As described here, statistical significance measures how much confidence you can have that a result from a study (e.g., a survey, observation, or experiment) represents the real world. That is, how likely are you to find the same results as those obtained in that survey, observation, or experiment if you were to go out and replicate the study yourself?
This applies to comparing conversion rates between BDRs, form-fill rates in an A/B test, sales cycle lengths for different solutions, or virtually anything else you might like to measure or compare.
Factors Influencing Statistical Significance
Whether a sample of any size can return a statistically significant result depends on a wide variety of factors, principally sample size, variability, and effect size.
Sample Size
The closer in size your sample is to the population or full set of things you are studying, the more likely you are to be able to find statistical significance.
Example of the impact of sample size on statistical significance
Because statistical significance measures the probability that your sample represents the entire population – or the future outcomes – of what you are interested in, the closer you get to measuring them all, the more likely it is that your result will be statistically significant. For example, if you’re comparing the impact of using a sales engagement platform (SEP) on your company’s BDR opportunity production, you could test the productivity of two groups, one with the SEP and the other without. Both groups average exactly 10 opportunities per month prior to the experiment.

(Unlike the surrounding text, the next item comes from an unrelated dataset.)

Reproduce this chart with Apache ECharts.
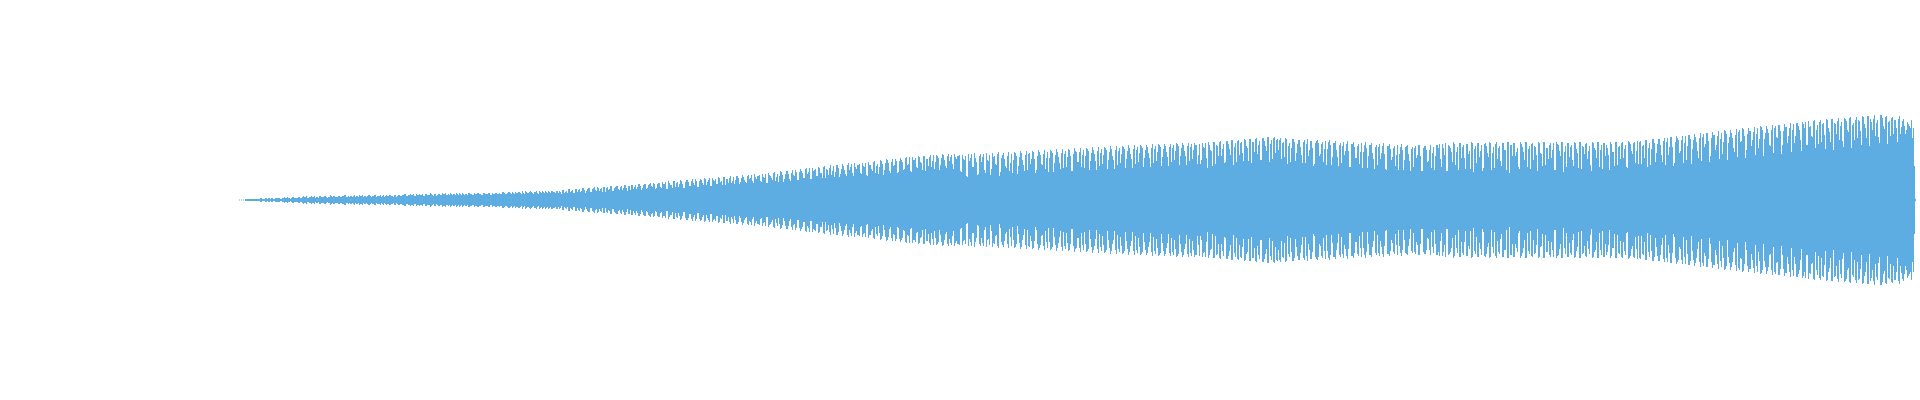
<!DOCTYPE html>
<html>
<head>
<meta charset="utf-8">
<script src="https://cdn.jsdelivr.net/npm/echarts@6/dist/echarts.min.js"></script>
<style>html,body{margin:0;padding:0;background:#fff;}#c{width:1920px;height:400px;}</style>
</head>
<body>
<div id="c"></div>
<script>
// Waveform amplitude, even columns (left to right)
const ampEven = [
0.6,0.6,0.6,1,1,1,1,1,1,1, 1,2,1,2,1,2,2,1,2,2, 2,1,2,2,3,2,2,3,2,2,
3,2,4,3,2,3,4,3,2,3, 4,3,3,4,2,3,4,4,3,3, 4,3,4,5,3,3,4,4,3,4, 5,4,3,4,4,5,3,4,5,4, 4,3,5,4,4,5,4,3,5,4,
5,4,5,6,4,5,5,6,4,5, 6,5,4,6,5,5,6,4,6,5, 6,5,6,7,5,5,6,6,5,6, 7,5,6,6,5,7,6,5,6,7, 6,5,7,6,6,7,5,6,7,6,
7,6,8,6,7,8,6,7,8,7, 8,6,7,9,7,8,8,6,8,7, 9,7,8,9,7,8,9,8,7,9,
9,6,10,8,7,11,9,7,11,8, 11,9,12,7,11,12,8,12,10,13, 9,12,13,8,13,11,14,9,13,14, 10,14,12,15,9,14,15,11,15,13, 16,10,15,16,12,16,14,17,11,16,
17,12,16,18,11,17,15,19,13,18, 16,19,12,18,20,14,19,17,21,13, 19,20,15,21,18,22,14,20,21,16, 22,19,23,15,21,22,17,23,20,24, 16,22,23,18,24,21,25,17,23,24,
25,18,23,26,17,25,22,27,19,26, 24,28,18,26,29,21,27,25,30,20, 28,29,22,31,26,32,21,29,31,24, 32,27,33,22,30,32,25,34,28,35, 23,31,34,26,35,30,36,24,33,35,
36,26,34,37,24,35,31,38,27,36, 33,39,25,37,40,29,38,34,41,27, 39,40,30,42,35,43,28,40,42,32, 43,37,44,29,41,43,33,45,38,44, 30,42,45,34,44,39,45,31,43,44,
45,28,41,44,23,39,46,33,42,25, 44,38,46,27,40,45,31,43,36,46, 24,42,47,34,44,29,46,40,47,26, 43,47,35,45,30,47,41,48,27,44, 48,36,46,31,48,42,49,28,45,48, 37,47,32,49,43,50,29,46,49,38,
48,33,50,44,51,30,47,50,39,49, 34,51,45,52,31,48,51,40,50,35, 52,46,53,32,49,52,41,51,36,53, 47,54,33,50,53,42,52,37,54,48, 55,34,51,54,43,53,38,55,49,56, 35,52,55,44,54,39,56,50,55,36,
56,40,53,57,32,55,49,58,36,54, 58,44,56,38,59,51,60,35,57,59, 45,58,39,60,52,61,37,58,61,46, 59,40,62,54,63,38,60,62,47,61,
60,41,58,62,36,57,52,61,39,56, 60,45,58,37,61,50,59,34,57,60, 44,56,38,59,51,60,35,57,59,43, 55,37,58,49,59,33,56,58,42,54, 36,57,48,58,32,55,57,41,53,35, 56,47,57,31,54,56,40,52,34,55, 46,56,30,53,55,39,51,33,54,45, 55,29,52,54,38,50,32,53,44,55,
56,33,52,57,29,54,48,58,35,53, 57,42,55,31,56,49,58,28,54,57, 43,55,32,57,47,58,30,53,56,41, 54,34,57,50,58,27,55,57,44,52, 31,56,48,58,33,54,56,40,53,29, 57,46,58,35,52,55,42,57,30,56, 49,58,28,54,57,43,55,34,57,47, 58,31,53,56,41,54,29,57,50,58, 33,55,57,44,52,30,56,48,58,35, 54,57,42,55,32,58,49,57,37,59,
58,36,55,60,33,57,51,61,38,56, 61,45,59,35,62,53,63,34,58,62, 47,60,37,64,54,65,36,60,63,49, 62,39,66,56,67,38,62,65,50,64, 41,67,58,69,40,63,67,52,65,43, 70,59,71,42,66,69,54,68,45,72, 61,73,44,67,71,55,70,47,74,62, 75,46,69,73,57,72,48,76,64,77,
70,49,76,78,55,73,64,79,52,75, 78,58,77,51,80,68,81,50,76,79, 60,78,53,81,70,82,52,77,80,62, 79,55,83,72,84,54,78,81,64,80, 57,85,74,83,56,79,82,66,80,58, 84,73,81,66,78,74,80,72
];
// Waveform amplitude, odd columns (left to right)
const ampOdd = [
0,0,0,1,1,1,1,1,1,1, 2,1,1,2,2,1,2,1,2,2, 1,2,3,2,2,1,3,2,2,3,
2,3,3,4,2,3,3,4,3,2, 4,3,4,3,3,5,3,4,3,4, 3,4,5,3,4,4,3,5,4,3, 4,5,4,3,5,4,4,5,3,4, 5,4,3,5,4,5,4,5,3,5,
4,5,6,4,5,6,5,4,6,5, 5,6,4,6,5,7,5,6,4,6, 5,7,6,5,6,7,5,6,7,5, 6,7,5,6,7,6,5,7,6,7, 6,5,7,6,7,5,7,6,7,6,
6,8,7,6,8,7,8,6,7,8, 7,9,6,8,7,9,7,8,9,6, 8,9,7,8,9,7,9,8,9,7,
8,10,7,9,11,8,10,7,11,10, 8,12,10,9,12,8,11,13,9,12, 11,8,13,12,10,14,9,12,14,11, 13,10,15,12,14,10,15,13,11,16, 14,12,16,11,15,17,13,16,12,17,
13,18,16,11,19,15,12,19,17,13, 20,16,12,20,18,14,21,15,19,13, 21,17,22,15,20,14,22,19,16,23, 18,15,23,21,17,24,19,16,24,22, 18,25,20,17,25,22,19,26,21,24,
19,26,22,17,27,24,20,28,23,18, 29,25,21,29,26,19,30,24,28,20, 31,27,22,32,28,21,32,30,24,33, 27,22,34,31,25,35,29,23,35,32, 26,36,30,24,37,33,27,37,31,35,
27,37,33,25,38,35,29,39,34,26, 40,36,30,41,37,27,41,35,39,28, 42,38,31,43,36,29,43,40,33,44, 38,30,44,41,34,45,39,31,45,42, 35,46,40,32,46,43,36,46,41,44,
29,45,40,24,46,42,33,47,38,26, 46,43,30,47,39,25,47,44,35,48, 28,45,41,32,48,37,27,48,44,34, 49,40,29,49,46,36,49,41,30,50, 45,35,50,42,28,50,47,37,51,43, 31,51,46,33,51,44,29,52,48,38,
52,45,32,52,49,39,53,46,30,53, 47,36,53,50,40,54,44,31,54,49, 37,54,51,41,55,46,32,55,50,38, 55,52,42,55,47,33,56,51,39,56, 53,43,56,48,34,56,52,40,57,54, 44,57,49,35,57,53,41,57,55,45,
36,57,52,42,58,50,34,58,55,44, 59,51,37,59,56,45,60,53,38,60, 57,47,61,54,39,61,58,48,62,55, 40,62,59,49,63,56,41,63,60,50,
62,57,43,61,54,38,61,58,47,60, 53,37,60,56,44,59,52,36,59,57, 46,58,51,35,58,55,43,57,50,34, 57,54,45,56,49,33,56,53,42,56, 48,32,55,52,44,55,47,31,55,53, 41,54,46,30,54,51,43,54,45,30, 53,50,40,54,46,29,53,52,42,55, 44,29,54,50,39,55,47,30,55,52,
41,56,45,29,55,52,38,56,48,30, 57,53,42,56,46,31,57,51,37,57, 49,29,56,54,43,57,47,32,58,52, 39,57,50,30,58,55,44,57,48,33, 58,53,40,58,51,31,57,54,45,58, 47,34,58,52,41,57,50,30,58,55, 44,58,48,33,57,53,40,58,51,32, 58,54,46,57,49,35,58,52,42,58, 50,31,57,55,45,58,48,34,58,53, 41,58,51,33,59,56,46,58,49,36,
59,54,42,60,52,35,61,57,47,61, 55,38,62,58,45,63,53,37,64,60, 49,64,57,40,65,61,51,66,58,42, 67,63,53,67,59,44,68,65,55,69, 61,46,70,66,57,70,62,48,71,68, 58,72,64,50,72,69,60,73,66,52, 74,70,61,74,67,54,75,72,63,75, 69,55,76,73,64,77,70,57,77,74,
60,78,72,55,79,74,63,80,70,56, 80,76,65,81,72,58,81,77,66,82, 74,59,82,79,68,83,75,60,83,80, 69,84,76,62,84,81,70,85,77,63, 85,82,71,84,78,64,83,80,72,81, 66,79,74,70,76,72,62,34
];
const closingSample = [1.3];

// columns in drawing order: even, odd, even, odd ...
const amplitudes = [];
const n = Math.min(ampEven.length, ampOdd.length);
for (let i = 0; i < n; i++) { amplitudes.push(ampEven[i]); amplitudes.push(ampOdd[i]); }
closingSample.forEach(v => amplitudes.push(v));
const categories = amplitudes.map((_, i) => i);
const upper = amplitudes.slice();
const lower = amplitudes.map(v => -v);

const COLOR = '#5DADE2';
const chart = echarts.init(document.getElementById('c'), null, {renderer: 'canvas'});
chart.setOption({
  animation: false,
  backgroundColor: '#ffffff',
  grid: {left: 239, top: 0, width: amplitudes.length, height: 400},
  xAxis: {type: 'category', data: categories, show: false, boundaryGap: true},
  yAxis: {type: 'value', min: -200, max: 200, show: false},
  series: [
    {type: 'bar', stack: 'wave', data: upper, barWidth: 1, itemStyle: {color: COLOR}, silent: true},
    {type: 'bar', stack: 'wave', data: lower, barWidth: 1, itemStyle: {color: COLOR}, silent: true}
  ]
});
</script>
</body>
</html>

In a company with 1,000 BDRs, you could sample 100, with 50 BDRs in each condition (with and without the SEP) for one quarter. Having conducted this experiment, the difference in productivity between the two groups would be compared. A T-test would be conducted to assess whether the difference in productivity you observed was statistically significant.
A finding of p < .05 would indicate that there’s a 95% probability that the result you found in your sample would also apply to the entire population of BDRs. In this situation, a small observed difference in productivity (for example, 1 opportunity per month per rep) may not rise to the level of statistical significance. That is because it is likely that even if you chose your 100 BDRs at random, they still do not perfectly represent the total population of BDRs.
The math of the statistical test accounts for the difference between the size of your sample and the total population you are interested in.
- Sample size effect: If you ran the same experiment with 500 BDRs, finding a difference of 1 opportunity per month per rep may very well rise to the level of statistical significance. In this case, having sampled half of the population, the likelihood of finding that this relatively subtle difference is statistically significant (reliable) is naturally higher.
- Variability effect: If your BDRs produced an average of 10 opportunities per month prior to the experiment, but the BDRs themselves ranged between 10 and 20, an average improvement of 1 opportunity per month would likely require many months of data to rise to the level of statistical significance. If instead, the BDRs all produced 10 opportunities per month example, a finding that they now produced 11 would rise to the level of statistical significance in a much shorter window of time.
- Effect Size effect: If, on the other hand, BDRs produced 5 more opportunities per month after the new cadence was implemented, that much larger difference would be much more likely to rise to the level of statistical significance (reliability).
Variability
Another critical factor is variability. If there is a large range in the measures, scores, or responses of the thing you are measuring, then finding statistically significant patterns is harder. For example, let’s say that your company’s BDRs produce anywhere from 10 to 100 meetings per month, with the fluctuations obeying no clear pattern. Your company implements a new cadence for prospecting accounts and wants to know if the results it sees after the first month are due to the new cadence. In this high variability situation, it will be hard to know in just a month – or even several months – if any productivity difference is due to the new cadence or just happened by chance. However, if the team produces between 95 and 100 meetings per month regularly, with months rarely going below or above that small range, spotting differences due to new innovations will be much easier – both with and without statistics.
Effect size
If you are trying to find subtle changes or differences, it is likely that you will need a larger sample than if the differences you are looking for are larger ones. In the example of implementing a new BDR cadence on a team where productivity varies by plus or minus 5 opportunities per month, an effect size of five or fewer opportunities will be difficult to spot and require many months of data.
Control of the Environment
When researchers conduct controlled laboratory experiments where all or nearly all of the factors that might influence the experimental outcome are tightly controlled, very small samples are often sufficient to identify a statistically significant effect (or to rule one out). Put another way, if you are testing whether A affects B, and the only thing that can affect B is A, it doesn’t take many samples or experimental trials to see whether A does in fact affect B.
In our BDR example, there will always be many factors influencing BDR productivity in a given month, and many factors beyond your control will influence the number of opportunities produced. Finding a statistically meaningful difference in such an environment will require a substantial sample.